- Given exercise
In the records below, find the line that contains "Emit a web page" and the line that contains "d === 0 ? 1.5 : 1);"; write out exactly those two lines and everything between them, without the pictures.

[start]

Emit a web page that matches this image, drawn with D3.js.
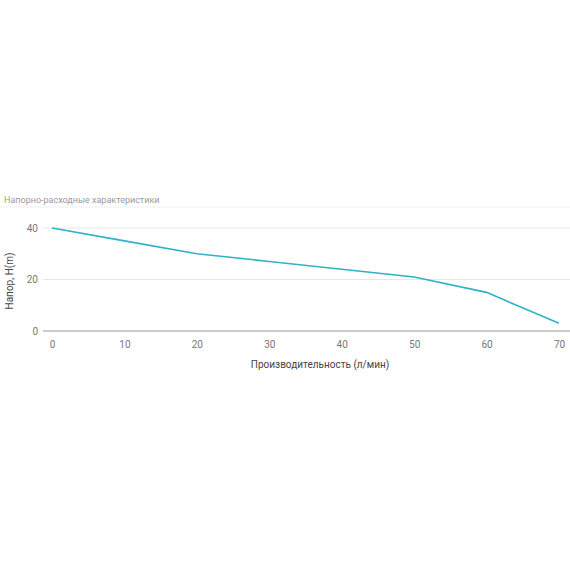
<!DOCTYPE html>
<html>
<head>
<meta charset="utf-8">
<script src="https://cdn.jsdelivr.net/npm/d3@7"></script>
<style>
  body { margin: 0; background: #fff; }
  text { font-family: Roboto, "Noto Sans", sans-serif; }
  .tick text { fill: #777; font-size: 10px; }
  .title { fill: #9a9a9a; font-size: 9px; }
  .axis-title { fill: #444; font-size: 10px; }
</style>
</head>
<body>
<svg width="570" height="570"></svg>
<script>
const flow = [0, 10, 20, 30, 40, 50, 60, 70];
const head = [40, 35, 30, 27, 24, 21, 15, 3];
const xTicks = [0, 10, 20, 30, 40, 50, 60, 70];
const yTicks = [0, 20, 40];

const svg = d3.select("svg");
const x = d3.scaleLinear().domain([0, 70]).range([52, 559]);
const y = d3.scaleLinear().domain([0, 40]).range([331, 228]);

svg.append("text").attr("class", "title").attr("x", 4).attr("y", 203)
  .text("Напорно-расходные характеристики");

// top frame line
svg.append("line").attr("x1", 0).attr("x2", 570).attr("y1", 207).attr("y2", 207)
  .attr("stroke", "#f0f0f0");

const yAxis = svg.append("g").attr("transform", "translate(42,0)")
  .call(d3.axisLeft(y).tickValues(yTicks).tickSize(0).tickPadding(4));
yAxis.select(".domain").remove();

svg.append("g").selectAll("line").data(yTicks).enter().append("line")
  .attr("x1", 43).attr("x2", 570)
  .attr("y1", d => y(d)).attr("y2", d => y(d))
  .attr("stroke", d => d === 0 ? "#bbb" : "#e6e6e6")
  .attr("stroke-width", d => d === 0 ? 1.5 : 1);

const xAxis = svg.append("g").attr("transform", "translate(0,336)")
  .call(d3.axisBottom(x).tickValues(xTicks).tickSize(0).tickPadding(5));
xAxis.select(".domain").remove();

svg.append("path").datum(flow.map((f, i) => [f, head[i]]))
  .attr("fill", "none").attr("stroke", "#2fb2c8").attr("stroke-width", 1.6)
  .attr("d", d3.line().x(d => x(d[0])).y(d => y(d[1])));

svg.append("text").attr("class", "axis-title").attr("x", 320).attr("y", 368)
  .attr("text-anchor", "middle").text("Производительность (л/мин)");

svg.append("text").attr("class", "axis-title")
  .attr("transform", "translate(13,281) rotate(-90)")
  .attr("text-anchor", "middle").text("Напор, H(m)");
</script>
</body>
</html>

[end]
[start]

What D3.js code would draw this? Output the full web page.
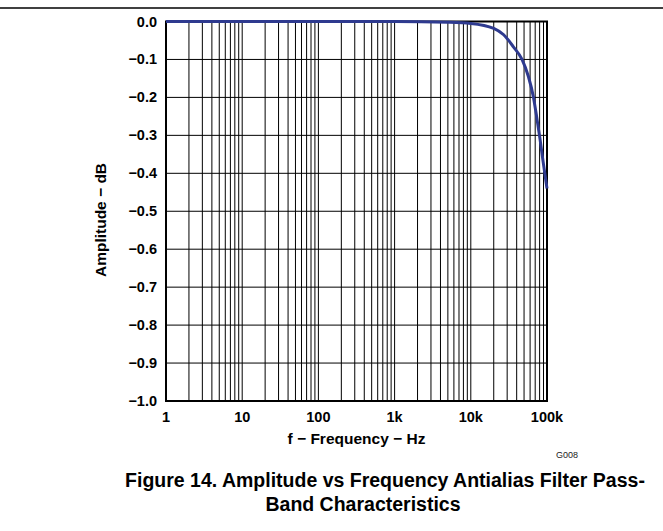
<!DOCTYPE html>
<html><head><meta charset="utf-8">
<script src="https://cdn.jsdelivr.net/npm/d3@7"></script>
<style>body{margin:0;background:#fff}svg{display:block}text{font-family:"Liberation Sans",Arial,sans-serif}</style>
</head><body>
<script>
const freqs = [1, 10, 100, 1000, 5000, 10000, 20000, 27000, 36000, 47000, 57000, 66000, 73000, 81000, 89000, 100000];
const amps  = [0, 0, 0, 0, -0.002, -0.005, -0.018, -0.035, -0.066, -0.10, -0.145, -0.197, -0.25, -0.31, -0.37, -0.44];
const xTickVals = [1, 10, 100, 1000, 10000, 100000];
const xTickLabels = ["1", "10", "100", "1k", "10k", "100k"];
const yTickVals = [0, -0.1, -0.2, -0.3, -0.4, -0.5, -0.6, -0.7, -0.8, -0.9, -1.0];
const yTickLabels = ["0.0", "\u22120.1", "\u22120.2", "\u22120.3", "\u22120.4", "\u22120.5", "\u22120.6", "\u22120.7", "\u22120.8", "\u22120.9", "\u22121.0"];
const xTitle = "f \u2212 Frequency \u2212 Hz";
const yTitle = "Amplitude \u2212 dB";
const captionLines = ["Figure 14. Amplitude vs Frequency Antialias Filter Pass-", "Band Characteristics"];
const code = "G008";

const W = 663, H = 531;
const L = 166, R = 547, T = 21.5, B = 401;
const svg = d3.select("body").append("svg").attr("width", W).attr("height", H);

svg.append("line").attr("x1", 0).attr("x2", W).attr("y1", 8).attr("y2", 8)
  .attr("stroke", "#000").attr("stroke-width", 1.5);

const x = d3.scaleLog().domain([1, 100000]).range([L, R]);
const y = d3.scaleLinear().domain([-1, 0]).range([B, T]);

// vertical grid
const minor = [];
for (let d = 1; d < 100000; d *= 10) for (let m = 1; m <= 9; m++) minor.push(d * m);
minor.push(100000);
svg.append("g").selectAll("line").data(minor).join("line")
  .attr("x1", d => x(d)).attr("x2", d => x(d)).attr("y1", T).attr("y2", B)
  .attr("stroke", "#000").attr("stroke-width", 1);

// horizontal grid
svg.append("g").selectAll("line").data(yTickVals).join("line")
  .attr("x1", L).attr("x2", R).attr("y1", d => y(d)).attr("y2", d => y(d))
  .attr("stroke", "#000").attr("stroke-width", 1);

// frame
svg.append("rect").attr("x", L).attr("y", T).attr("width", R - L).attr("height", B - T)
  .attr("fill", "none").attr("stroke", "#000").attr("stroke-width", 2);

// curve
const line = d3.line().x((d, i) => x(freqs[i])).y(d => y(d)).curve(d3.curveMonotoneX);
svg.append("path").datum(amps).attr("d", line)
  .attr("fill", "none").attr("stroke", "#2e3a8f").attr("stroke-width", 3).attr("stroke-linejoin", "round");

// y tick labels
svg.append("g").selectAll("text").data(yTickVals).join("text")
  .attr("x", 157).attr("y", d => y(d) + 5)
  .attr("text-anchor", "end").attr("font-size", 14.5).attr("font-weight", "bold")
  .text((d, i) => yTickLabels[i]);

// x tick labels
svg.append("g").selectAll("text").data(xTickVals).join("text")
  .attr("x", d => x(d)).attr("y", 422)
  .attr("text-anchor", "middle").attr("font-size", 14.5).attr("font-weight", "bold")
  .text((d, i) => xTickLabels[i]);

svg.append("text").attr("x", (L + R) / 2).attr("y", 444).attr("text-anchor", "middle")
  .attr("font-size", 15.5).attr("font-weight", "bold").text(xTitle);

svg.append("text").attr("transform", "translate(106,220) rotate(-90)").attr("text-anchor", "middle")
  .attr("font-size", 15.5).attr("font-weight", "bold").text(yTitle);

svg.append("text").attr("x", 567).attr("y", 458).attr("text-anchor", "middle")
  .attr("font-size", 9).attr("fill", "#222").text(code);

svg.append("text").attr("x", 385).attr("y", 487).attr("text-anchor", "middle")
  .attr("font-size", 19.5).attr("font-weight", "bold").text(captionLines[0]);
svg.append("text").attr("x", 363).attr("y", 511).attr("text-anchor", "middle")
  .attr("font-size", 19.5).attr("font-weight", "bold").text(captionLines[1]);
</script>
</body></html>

[end]
[start]

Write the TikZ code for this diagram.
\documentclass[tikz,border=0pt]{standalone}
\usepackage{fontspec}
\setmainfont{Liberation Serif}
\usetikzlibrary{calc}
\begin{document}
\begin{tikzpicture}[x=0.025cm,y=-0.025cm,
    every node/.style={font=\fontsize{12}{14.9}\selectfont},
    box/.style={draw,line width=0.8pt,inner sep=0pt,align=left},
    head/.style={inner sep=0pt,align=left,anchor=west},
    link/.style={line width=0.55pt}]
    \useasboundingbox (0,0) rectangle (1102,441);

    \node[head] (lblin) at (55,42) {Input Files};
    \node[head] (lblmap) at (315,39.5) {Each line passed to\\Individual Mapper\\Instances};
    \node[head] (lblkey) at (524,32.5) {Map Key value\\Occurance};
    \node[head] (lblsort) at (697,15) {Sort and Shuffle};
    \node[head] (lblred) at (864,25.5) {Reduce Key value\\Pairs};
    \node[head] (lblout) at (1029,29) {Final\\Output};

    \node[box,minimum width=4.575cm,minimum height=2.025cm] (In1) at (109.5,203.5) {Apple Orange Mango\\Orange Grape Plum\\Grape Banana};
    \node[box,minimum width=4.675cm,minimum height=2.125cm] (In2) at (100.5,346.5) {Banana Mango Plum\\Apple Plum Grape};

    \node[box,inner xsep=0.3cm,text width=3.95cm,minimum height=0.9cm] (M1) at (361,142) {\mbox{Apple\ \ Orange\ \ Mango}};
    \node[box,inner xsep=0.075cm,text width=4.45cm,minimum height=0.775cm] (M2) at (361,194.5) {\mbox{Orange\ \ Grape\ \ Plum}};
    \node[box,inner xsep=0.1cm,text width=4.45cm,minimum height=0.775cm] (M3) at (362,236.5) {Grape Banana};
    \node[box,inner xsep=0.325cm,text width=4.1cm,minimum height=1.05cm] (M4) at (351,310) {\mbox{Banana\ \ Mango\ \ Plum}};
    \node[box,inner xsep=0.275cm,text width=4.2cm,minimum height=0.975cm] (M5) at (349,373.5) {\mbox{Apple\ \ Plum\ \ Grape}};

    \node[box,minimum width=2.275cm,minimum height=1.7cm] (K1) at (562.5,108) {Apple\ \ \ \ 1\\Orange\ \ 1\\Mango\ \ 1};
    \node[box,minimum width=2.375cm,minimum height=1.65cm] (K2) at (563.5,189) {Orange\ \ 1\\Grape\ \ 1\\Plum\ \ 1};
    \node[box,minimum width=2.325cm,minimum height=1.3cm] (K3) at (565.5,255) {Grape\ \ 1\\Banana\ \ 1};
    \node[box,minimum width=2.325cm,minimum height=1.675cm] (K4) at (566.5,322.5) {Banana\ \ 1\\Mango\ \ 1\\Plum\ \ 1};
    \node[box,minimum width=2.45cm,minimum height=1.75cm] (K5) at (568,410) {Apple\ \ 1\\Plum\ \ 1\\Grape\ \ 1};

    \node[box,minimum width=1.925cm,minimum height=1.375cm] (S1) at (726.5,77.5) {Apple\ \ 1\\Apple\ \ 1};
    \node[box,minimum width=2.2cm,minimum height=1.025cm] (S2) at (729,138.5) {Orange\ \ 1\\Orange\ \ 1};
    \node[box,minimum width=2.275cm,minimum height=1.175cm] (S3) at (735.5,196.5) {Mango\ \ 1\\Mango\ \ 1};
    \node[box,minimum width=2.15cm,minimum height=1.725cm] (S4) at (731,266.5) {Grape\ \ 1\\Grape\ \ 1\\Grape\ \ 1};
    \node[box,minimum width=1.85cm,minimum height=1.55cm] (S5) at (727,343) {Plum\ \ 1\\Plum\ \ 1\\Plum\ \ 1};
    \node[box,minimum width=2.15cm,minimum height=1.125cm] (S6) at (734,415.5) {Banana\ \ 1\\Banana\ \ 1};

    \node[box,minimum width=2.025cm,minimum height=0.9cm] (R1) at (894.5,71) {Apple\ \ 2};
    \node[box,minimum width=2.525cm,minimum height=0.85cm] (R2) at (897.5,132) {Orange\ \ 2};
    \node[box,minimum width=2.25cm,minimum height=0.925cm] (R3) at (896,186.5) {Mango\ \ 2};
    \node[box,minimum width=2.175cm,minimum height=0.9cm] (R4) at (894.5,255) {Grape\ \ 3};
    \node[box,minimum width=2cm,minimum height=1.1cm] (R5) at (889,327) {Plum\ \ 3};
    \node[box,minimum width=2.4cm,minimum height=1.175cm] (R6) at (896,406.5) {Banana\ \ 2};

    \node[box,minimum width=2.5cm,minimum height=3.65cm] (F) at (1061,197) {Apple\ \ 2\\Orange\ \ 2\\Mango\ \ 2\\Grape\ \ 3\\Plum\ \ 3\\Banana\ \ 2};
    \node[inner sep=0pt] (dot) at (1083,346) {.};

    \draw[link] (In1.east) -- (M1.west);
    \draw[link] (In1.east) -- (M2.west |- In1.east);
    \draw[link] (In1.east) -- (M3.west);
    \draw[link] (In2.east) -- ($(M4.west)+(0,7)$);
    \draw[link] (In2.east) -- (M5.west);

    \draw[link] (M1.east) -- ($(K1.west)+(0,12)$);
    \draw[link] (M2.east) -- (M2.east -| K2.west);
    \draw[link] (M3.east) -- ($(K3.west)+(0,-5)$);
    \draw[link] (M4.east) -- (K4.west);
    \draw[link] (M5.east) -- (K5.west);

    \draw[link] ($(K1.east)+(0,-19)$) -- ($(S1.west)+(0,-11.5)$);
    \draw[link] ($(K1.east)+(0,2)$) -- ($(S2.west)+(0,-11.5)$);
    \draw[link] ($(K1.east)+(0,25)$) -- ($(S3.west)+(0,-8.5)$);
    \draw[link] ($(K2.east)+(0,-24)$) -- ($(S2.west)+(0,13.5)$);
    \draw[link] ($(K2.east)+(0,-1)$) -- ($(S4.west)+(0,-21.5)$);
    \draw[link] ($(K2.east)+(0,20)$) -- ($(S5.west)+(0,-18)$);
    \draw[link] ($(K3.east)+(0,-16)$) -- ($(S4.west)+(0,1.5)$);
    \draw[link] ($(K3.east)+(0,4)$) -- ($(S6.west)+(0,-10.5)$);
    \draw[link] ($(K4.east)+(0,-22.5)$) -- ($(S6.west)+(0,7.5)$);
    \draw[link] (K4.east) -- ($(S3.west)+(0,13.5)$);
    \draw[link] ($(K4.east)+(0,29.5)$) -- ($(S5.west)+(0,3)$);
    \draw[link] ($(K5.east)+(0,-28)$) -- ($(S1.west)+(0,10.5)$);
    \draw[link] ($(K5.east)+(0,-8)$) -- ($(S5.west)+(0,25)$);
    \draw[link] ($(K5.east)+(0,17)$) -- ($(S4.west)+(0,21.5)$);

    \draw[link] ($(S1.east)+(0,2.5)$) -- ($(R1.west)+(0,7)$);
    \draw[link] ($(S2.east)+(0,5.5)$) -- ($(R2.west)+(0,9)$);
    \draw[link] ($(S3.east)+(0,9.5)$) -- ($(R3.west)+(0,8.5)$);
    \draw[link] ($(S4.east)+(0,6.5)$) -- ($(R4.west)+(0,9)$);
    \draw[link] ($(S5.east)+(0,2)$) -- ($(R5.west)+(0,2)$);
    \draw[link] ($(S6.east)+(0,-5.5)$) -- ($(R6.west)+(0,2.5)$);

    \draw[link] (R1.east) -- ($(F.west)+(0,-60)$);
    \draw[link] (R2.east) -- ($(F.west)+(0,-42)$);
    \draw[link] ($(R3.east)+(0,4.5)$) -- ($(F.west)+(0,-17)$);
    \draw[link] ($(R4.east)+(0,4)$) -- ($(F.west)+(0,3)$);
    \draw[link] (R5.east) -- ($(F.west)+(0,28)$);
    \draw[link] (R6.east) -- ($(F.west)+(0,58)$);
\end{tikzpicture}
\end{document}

[end]

- Problem solution
Emit a web page that matches this image, drawn with D3.js.
<!DOCTYPE html>
<html>
<head>
<meta charset="utf-8">
<script src="https://cdn.jsdelivr.net/npm/d3@7"></script>
<style>
  body { margin: 0; background: #fff; }
  text { font-family: Roboto, "Noto Sans", sans-serif; }
  .tick text { fill: #777; font-size: 10px; }
  .title { fill: #9a9a9a; font-size: 9px; }
  .axis-title { fill: #444; font-size: 10px; }
</style>
</head>
<body>
<svg width="570" height="570"></svg>
<script>
const flow = [0, 10, 20, 30, 40, 50, 60, 70];
const head = [40, 35, 30, 27, 24, 21, 15, 3];
const xTicks = [0, 10, 20, 30, 40, 50, 60, 70];
const yTicks = [0, 20, 40];

const svg = d3.select("svg");
const x = d3.scaleLinear().domain([0, 70]).range([52, 559]);
const y = d3.scaleLinear().domain([0, 40]).range([331, 228]);

svg.append("text").attr("class", "title").attr("x", 4).attr("y", 203)
  .text("Напорно-расходные характеристики");

// top frame line
svg.append("line").attr("x1", 0).attr("x2", 570).attr("y1", 207).attr("y2", 207)
  .attr("stroke", "#f0f0f0");

const yAxis = svg.append("g").attr("transform", "translate(42,0)")
  .call(d3.axisLeft(y).tickValues(yTicks).tickSize(0).tickPadding(4));
yAxis.select(".domain").remove();

svg.append("g").selectAll("line").data(yTicks).enter().append("line")
  .attr("x1", 43).attr("x2", 570)
  .attr("y1", d => y(d)).attr("y2", d => y(d))
  .attr("stroke", d => d === 0 ? "#bbb" : "#e6e6e6")
  .attr("stroke-width", d => d === 0 ? 1.5 : 1);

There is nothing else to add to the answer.